Part of the difficulty in our being able to imagine an adequate theory of how astrology _could_ work is our habit of associating with a given chart those events and developments that _affect_ that person rather than those events and developments that are in some way outcomes of processes _centered_ in that person.
Ah, but it is difficult to say what is "centered" in the person and what is not. DesCartes be damned, I see no fine distinction between internal and external. I was sitting at my desk last Spring, looking out the window when a bolt of lightning struck the big tree that my window frames. Did the tree have a Uranus transit? Was it important to the tree? It sure as hell was significant to me. I can show charts for this event that have personal import and require no stretch of imagination to read.
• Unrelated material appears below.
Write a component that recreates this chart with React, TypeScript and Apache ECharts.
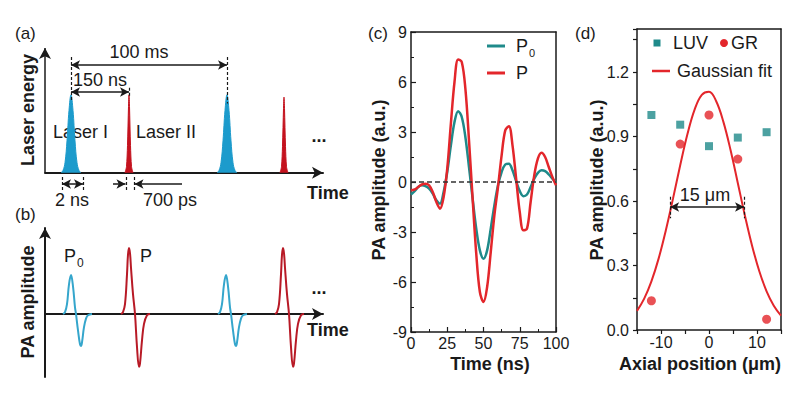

But where's the seed of this event?
The thing that matters in this context is how many different chart configurations would you accept as accurately describing the event? To get a rough idea, you take the number of planets/bodies/points and multiply by the number of aspects, and then multiply by the orb allowed/360. If different aspects or bodies have different orbs, you just add up the separate calculations. What this tells you is the probability that *any* transit *any* day will fit into your signifying configuration. Since you say this happened last year, we know that you aren't talking about something as obvious as transiting Uranus conj a natal planet.
Don't grok the part about synchronicity, which I deleted, but your comments above anticipate what I've already said and plan to say in more detail in response to Fran's latest post. In a nutshell: atrology in its current and past manifestations predicts everything that will happen and everything that won't happen, also, and sorts them out afterwards.